Monday, May 24, 2010

Monday, May 17, 2010

assignment


Earlier this school year, one of my students, Nabia, schooled her class, myself included, in the possibilities of an often overlooked program called Windows Movie-maker. It's another one of those programs that makes me think "I'm sure there's a much better form of this for Macs," but she showed us that it's still cool enough to play around with and make some great movies.

Anyway, I copied Nabia's idea and assigned it as an option for one of my classes, a class that is based on independent reading, to make trailers for one of the books they read that semester. This video here is a sample I made for a fun read called The Dart League King.

It represents about three hours of time, and could use another hour. The inter-titles could be written more succinctly and the timing is off, but still, I like it, and I'm excited to see what students come up with for their books if they choose this option.

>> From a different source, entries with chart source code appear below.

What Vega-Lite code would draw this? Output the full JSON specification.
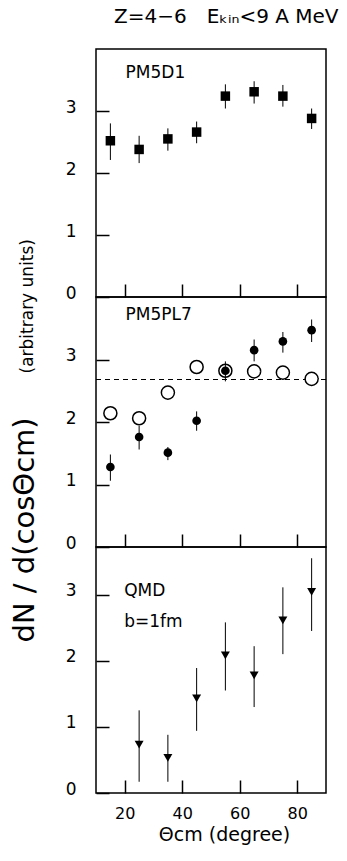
{
  "$schema": "https://vega.github.io/schema/vega-lite/v6.json",
  "background": "white",
  "padding": {"left": 9, "top": 7, "right": 8, "bottom": 5},
  "title": {"text": "Z=4−6\u2003Eₖᵢₙ<9 A MeV", "fontSize": 20, "font": "DejaVu Sans", "fontWeight": "normal", "color": "black", "anchor": "middle", "dx": 58, "offset": 21},
  "datasets": {
    "pts": [
      {"panel": "PM5D1", "series": "square", "theta": 15, "value": 2.52, "lo": 2.21, "hi": 2.80},
      {"panel": "PM5D1", "series": "square", "theta": 25, "value": 2.38, "lo": 2.16, "hi": 2.60},
      {"panel": "PM5D1", "series": "square", "theta": 35, "value": 2.55, "lo": 2.36, "hi": 2.72},
      {"panel": "PM5D1", "series": "square", "theta": 45, "value": 2.66, "lo": 2.48, "hi": 2.83},
      {"panel": "PM5D1", "series": "square", "theta": 55, "value": 3.24, "lo": 3.04, "hi": 3.43},
      {"panel": "PM5D1", "series": "square", "theta": 65, "value": 3.31, "lo": 3.12, "hi": 3.48},
      {"panel": "PM5D1", "series": "square", "theta": 75, "value": 3.24, "lo": 3.07, "hi": 3.42},
      {"panel": "PM5D1", "series": "square", "theta": 85, "value": 2.88, "lo": 2.71, "hi": 3.04},
      {"panel": "PM5PL7", "series": "filled", "theta": 15, "value": 1.28, "lo": 1.06, "hi": 1.48},
      {"panel": "PM5PL7", "series": "filled", "theta": 25, "value": 1.76, "lo": 1.56, "hi": 1.94},
      {"panel": "PM5PL7", "series": "filled", "theta": 35, "value": 1.51, "lo": 1.39, "hi": 1.60},
      {"panel": "PM5PL7", "series": "filled", "theta": 45, "value": 2.02, "lo": 1.86, "hi": 2.17},
      {"panel": "PM5PL7", "series": "filled", "theta": 55, "value": 2.82, "lo": 2.65, "hi": 2.97},
      {"panel": "PM5PL7", "series": "filled", "theta": 65, "value": 3.15, "lo": 2.97, "hi": 3.32},
      {"panel": "PM5PL7", "series": "filled", "theta": 75, "value": 3.29, "lo": 3.11, "hi": 3.44},
      {"panel": "PM5PL7", "series": "filled", "theta": 85, "value": 3.47, "lo": 3.28, "hi": 3.64},
      {"panel": "PM5PL7", "series": "open", "theta": 15, "value": 2.14},
      {"panel": "PM5PL7", "series": "open", "theta": 25, "value": 2.06},
      {"panel": "PM5PL7", "series": "open", "theta": 35, "value": 2.47},
      {"panel": "PM5PL7", "series": "open", "theta": 45, "value": 2.88},
      {"panel": "PM5PL7", "series": "open", "theta": 55, "value": 2.82},
      {"panel": "PM5PL7", "series": "open", "theta": 65, "value": 2.81},
      {"panel": "PM5PL7", "series": "open", "theta": 75, "value": 2.79},
      {"panel": "PM5PL7", "series": "open", "theta": 85, "value": 2.69},
      {"panel": "QMD", "series": "triangle", "theta": 25, "value": 0.73, "lo": 0.17, "hi": 1.25},
      {"panel": "QMD", "series": "triangle", "theta": 35, "value": 0.53, "lo": 0.17, "hi": 0.88},
      {"panel": "QMD", "series": "triangle", "theta": 45, "value": 1.43, "lo": 0.94, "hi": 1.89},
      {"panel": "QMD", "series": "triangle", "theta": 55, "value": 2.08, "lo": 1.55, "hi": 2.58},
      {"panel": "QMD", "series": "triangle", "theta": 65, "value": 1.78, "lo": 1.30, "hi": 2.22},
      {"panel": "QMD", "series": "triangle", "theta": 75, "value": 2.61, "lo": 2.10, "hi": 3.11},
      {"panel": "QMD", "series": "triangle", "theta": 85, "value": 3.04, "lo": 2.45, "hi": 3.55}
    ]
  },
  "spacing": 0,
  "bounds": "flush",
  "vconcat": [
    {
      "width": 230, "height": 248,
      "layer": [
        {
          "data": {"name": "pts"},
          "transform": [{"filter": "datum.panel == 'PM5D1'"}],
          "mark": {"type": "rule", "color": "black", "strokeWidth": 1},
          "encoding": {
            "x": {"field": "theta", "type": "quantitative", "scale": {"domain": [10, 90], "nice": false, "zero": false},
                  "axis": {"values": [20, 40, 60, 80], "labels": false, "title": null}},
            "y": {"field": "lo", "type": "quantitative", "scale": {"domain": [0, 4], "nice": false},
                  "axis": {"values": [0, 1, 2, 3], "format": "d", "title": "(arbitrary units)", "titleFontSize": 17, "titleAngle": 270, "titleAlign": "left", "titleBaseline": "alphabetic", "titleX": -77, "titleY": 324}},
            "y2": {"field": "hi"}
          }
        },
        {
          "data": {"name": "pts"},
          "transform": [{"filter": "datum.panel == 'PM5D1'"}],
          "mark": {"type": "point", "shape": "square", "filled": true, "color": "black", "opacity": 1, "size": 90},
          "encoding": {
            "x": {"field": "theta", "type": "quantitative"},
            "y": {"field": "value", "type": "quantitative"}
          }
        },
        {
          "data": {"values": [{"label": "PM5D1"}]},
          "mark": {"type": "text", "align": "left", "baseline": "middle", "fontSize": 17, "font": "DejaVu Sans", "color": "black"},
          "encoding": {"x": {"datum": 20.3}, "y": {"datum": 3.61}, "text": {"field": "label"}}
        }
      ]
    },
    {
      "width": 230, "height": 250,
      "layer": [
        {
          "data": {"values": [{"level": 2.68}]},
          "mark": {"type": "rule", "color": "black", "strokeWidth": 1.2, "strokeDash": [5, 4]},
          "encoding": {
            "y": {"field": "level", "type": "quantitative", "scale": {"domain": [0, 4], "nice": false},
                  "axis": {"values": [0, 1, 2, 3], "format": "d", "title": "dN / d(cosΘcm)", "titleFontSize": 29, "titleAngle": 270, "titleAlign": "left", "titleBaseline": "alphabetic", "titleX": -76, "titleY": 345}}
          }
        },
        {
          "data": {"name": "pts"},
          "transform": [{"filter": "datum.series == 'open'"}],
          "mark": {"type": "point", "shape": "circle", "filled": true, "fill": "white", "stroke": "black", "strokeWidth": 1.5, "opacity": 1, "size": 170},
          "encoding": {
            "x": {"field": "theta", "type": "quantitative", "scale": {"domain": [10, 90], "nice": false, "zero": false},
                  "axis": {"values": [20, 40, 60, 80], "labels": false, "title": null}},
            "y": {"field": "value", "type": "quantitative"}
          }
        },
        {
          "data": {"name": "pts"},
          "transform": [{"filter": "datum.series == 'filled'"}],
          "mark": {"type": "rule", "color": "black", "strokeWidth": 1},
          "encoding": {
            "x": {"field": "theta", "type": "quantitative"},
            "y": {"field": "lo", "type": "quantitative"},
            "y2": {"field": "hi"}
          }
        },
        {
          "data": {"name": "pts"},
          "transform": [{"filter": "datum.series == 'filled'"}],
          "mark": {"type": "point", "shape": "circle", "filled": true, "color": "black", "opacity": 1, "size": 75},
          "encoding": {
            "x": {"field": "theta", "type": "quantitative"},
            "y": {"field": "value", "type": "quantitative"}
          }
        },
        {
          "data": {"values": [{"label": "PM5PL7"}]},
          "mark": {"type": "text", "align": "left", "baseline": "middle", "fontSize": 17, "font": "DejaVu Sans", "color": "black"},
          "encoding": {"x": {"datum": 20.3}, "y": {"datum": 3.72}, "text": {"field": "label"}}
        }
      ]
    },
    {
      "width": 230, "height": 246,
      "layer": [
        {
          "data": {"name": "pts"},
          "transform": [{"filter": "datum.panel == 'QMD'"}],
          "mark": {"type": "rule", "color": "black", "strokeWidth": 1},
          "encoding": {
            "x": {"field": "theta", "type": "quantitative", "scale": {"domain": [10, 90], "nice": false, "zero": false},
                  "axis": {"values": [20, 40, 60, 80], "labels": true, "title": "Θcm (degree)", "titleFontSize": 19, "titlePadding": 4, "titleX": 128, "labelFontSize": 16, "labelPadding": 12}},
            "y": {"field": "lo", "type": "quantitative", "scale": {"domain": [0, 3.72], "nice": false},
                  "axis": {"values": [0, 1, 2, 3], "format": "d", "title": null}},
            "y2": {"field": "hi"}
          }
        },
        {
          "data": {"name": "pts"},
          "transform": [{"filter": "datum.panel == 'QMD'"}],
          "mark": {"type": "point", "shape": "triangle-down", "filled": true, "color": "black", "opacity": 1, "size": 80},
          "encoding": {
            "x": {"field": "theta", "type": "quantitative"},
            "y": {"field": "value", "type": "quantitative"}
          }
        },
        {
          "data": {"values": [{"label": "QMD"}]},
          "mark": {"type": "text", "align": "left", "baseline": "middle", "fontSize": 17, "font": "DejaVu Sans", "color": "black"},
          "encoding": {"x": {"datum": 19.8}, "y": {"datum": 3.06}, "text": {"field": "label"}}
        },
        {
          "data": {"values": [{"label": "b=1fm"}]},
          "mark": {"type": "text", "align": "left", "baseline": "middle", "fontSize": 17, "font": "DejaVu Sans", "color": "black"},
          "encoding": {"x": {"datum": 19.8}, "y": {"datum": 2.58}, "text": {"field": "label"}}
        }
      ]
    }
  ],
  "config": {
    "font": "DejaVu Sans",
    "view": {"stroke": "black", "strokeWidth": 1.5},
    "axis": {
      "grid": false, "domain": false, "ticks": true, "zindex": 1, "offset": -13,
      "tickColor": "black", "tickOpacity": 1, "tickWidth": 1.5, "tickSize": 13,
      "labelColor": "black", "labelFont": "DejaVu Sans", "labelFontSize": 17, "labelPadding": 20,
      "titleColor": "black", "titleFont": "DejaVu Sans", "titleFontWeight": "normal"
    },
    "axisY": {"labelOffset": -4}
  }
}
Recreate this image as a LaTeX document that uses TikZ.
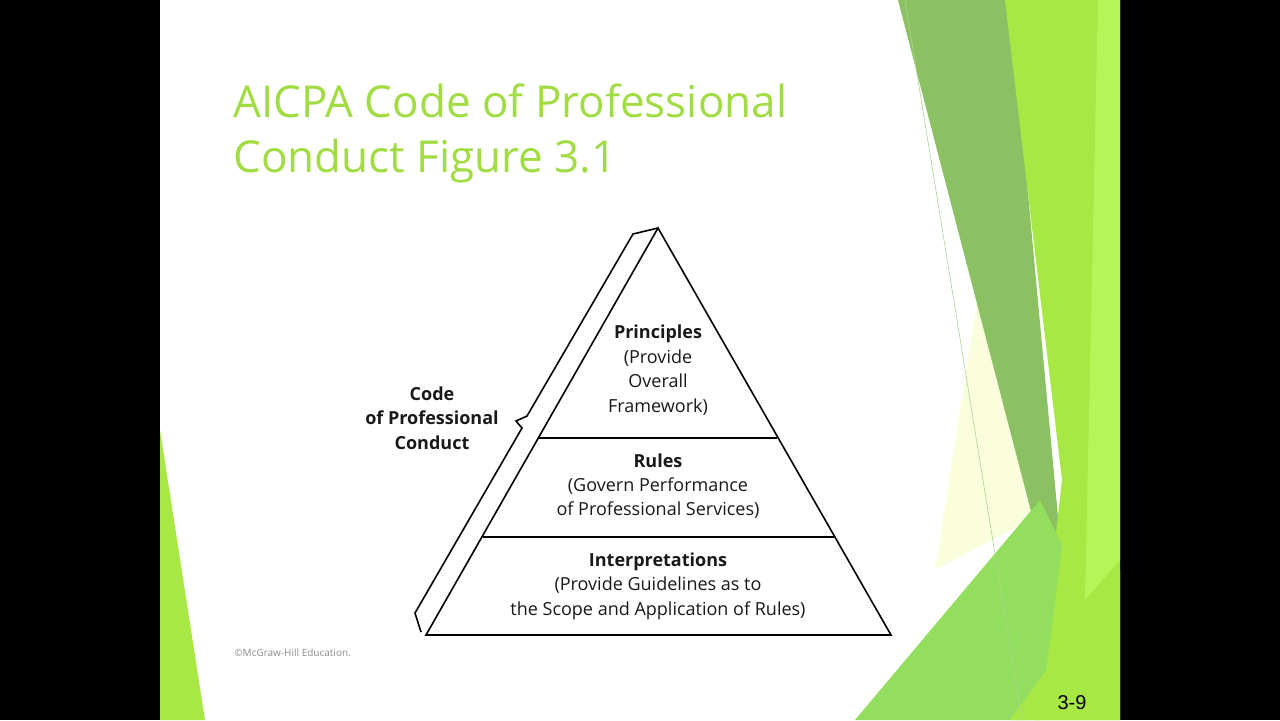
\documentclass[tikz,border=0pt]{standalone}
\usepackage{fontspec}
\setmainfont{Open Sans}
\newfontfamily\arialf{Liberation Sans}
\begin{document}
\begin{tikzpicture}[x=0.5pt,y=-0.5pt,
  lbl/.style={align=center,font=\fontsize{9}{12.2}\selectfont,text=black!90},
  edge/.style={line width=0.8pt,black}]
\useasboundingbox (0,0) rectangle (1280,720);
\fill[black] (0,0) rectangle (1280,720);
\fill[white] (160,0) rectangle (1120,720);
% left sliver
\fill[green!70!yellow!90!black, fill=black!0] (160,430) -- (160,430);
\definecolor{gA}{HTML}{A8E845}
\definecolor{gB}{HTML}{8BC063}
\definecolor{gC}{HTML}{93DE5E}
\definecolor{gD}{HTML}{B6F558}
\definecolor{gY}{HTML}{FBFEDC}
\fill[gA] (160,430) -- (205,720) -- (160,720) -- cycle;
% right decorations
\fill[gY] (985,250) -- (1045,500) -- (1030,520) -- (935,570) -- cycle;
\fill[gB] (898,0) -- (1010,0) -- (1062,560) -- (1045,565) -- cycle;
\fill[gA] (1005,0) -- (1120,0) -- (1120,720) -- (1035,720) -- (1062,480) -- cycle;
\fill[gD] (1098,0) -- (1120,0) -- (1120,560) -- (1085,600) -- cycle;
\fill[gC] (855,720) -- (1040,500) -- (1062,545) -- (1040,720) -- cycle;
\fill[gA] (1010,720) -- (1120,570) -- (1120,720) -- cycle;
\draw[gB!70!white, line width=0.3pt] (905,0) -- (1022,720);
% title
\node[anchor=base west, inner sep=0, text=gA!95!black, font=\fontsize{22}{28}\selectfont] (t1) at (233,117) {AICPA Code of Professional};
\node[anchor=base west, inner sep=0, text=gA!95!black, font=\fontsize{22}{28}\selectfont] (t2) at (233,172) {Conduct Figure 3.1};
% pyramid
\coordinate (apex) at (658,228);
\coordinate (bl) at (426,635);
\coordinate (br) at (891,635);
\draw[edge, line join=miter] (apex) -- (br) -- (bl) -- cycle;
\draw[edge] (539,438) -- (777,438);
\draw[edge] (483,537) -- (834,537);
\draw[edge, line join=miter] (apex) -- (633,234) -- (527,416) -- (516,421) -- (522,428) -- (415,613) -- (421,632);
\node[lbl] (p) at (658,370) {\textbf{Principles}\\(Provide\\Overall\\Framework)};
\node[lbl] (r) at (658,486) {\textbf{Rules}\\(Govern Performance\\of Professional Services)};
\node[lbl] (i) at (658,586) {\textbf{Interpretations}\\(Provide Guidelines as to\\the Scope and Application of Rules)};
\node[lbl] (c) at (432,418) {\textbf{Code}\\\textbf{of Professional}\\\textbf{Conduct}};
\node[anchor=base west, inner sep=0, text=black!45, font=\fontsize{5}{6}\selectfont] (cp) at (234,656) {©McGraw-Hill Education.};
\node[anchor=center, inner sep=0, font=\arialf\fontsize{10}{12}\selectfont] (pg) at (1072,703) {3-9};
\end{tikzpicture}
\end{document}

In the back of my mind, I'm a little bothered by one problem or blind spot this trailer approach has--it's emphasis on selling the plot of a book rather than its style and voice. There is nothing "wrong" with reading primarily for plot, but as a teacher, I feel like it's partly my responsibility to interest people in caring less about "what happens" and more about enjoying the "how it's told" part. This is complicated, though, because it's a mystery to me, most of the time. I don't know where to start when explaining why I love The Savage Detectives, a long book where nothing happens, or the Laura Ingalls-Wilder book The Long Winter other than to say that when I read them out loud, it feels good. Maybe some kind of read-aloud contest between literary and popular fiction might allow a class to make some observations and a dialogue.

Speaking of The Long Winter, which we are shoveling through a chapter or two a night . . . Birk heard a weather report with a lot of rain in it this morning and said "Dad, it's The Long Thunderstorm, get it?" One of his rare non-Scooby Doo or Andy Griffith Show allusions.

Monday, May 03, 2010

Damon, Naomi, and Dean
Drove to school and then drove right back this morning because I could tell that I was about to have a re-match with the stomach flu I thought I beat this weekend. So I have just a little bit of time before I'm incapacitated and have to get a few things done, some grading, some ideas about how to set up my AP students before the big test on Thursday (could be one of my best classes, I'm starting to think), but Pitchfork has this big article about Galaxie 500, like really long for the internet, and what am I supposed to do, not read it?

Their records feel like not soundtracks but actual emotional documents of my life back when they came out. And the more time passes, the greater they sound to me, and I don't think it's just nostalgia that is doing that. I wonder if I am running out of the ability to have new bands or whatever affect me like Galaxie 500 did and still does, because it doesn't happen very often anymore. It's like my heart is spoken for.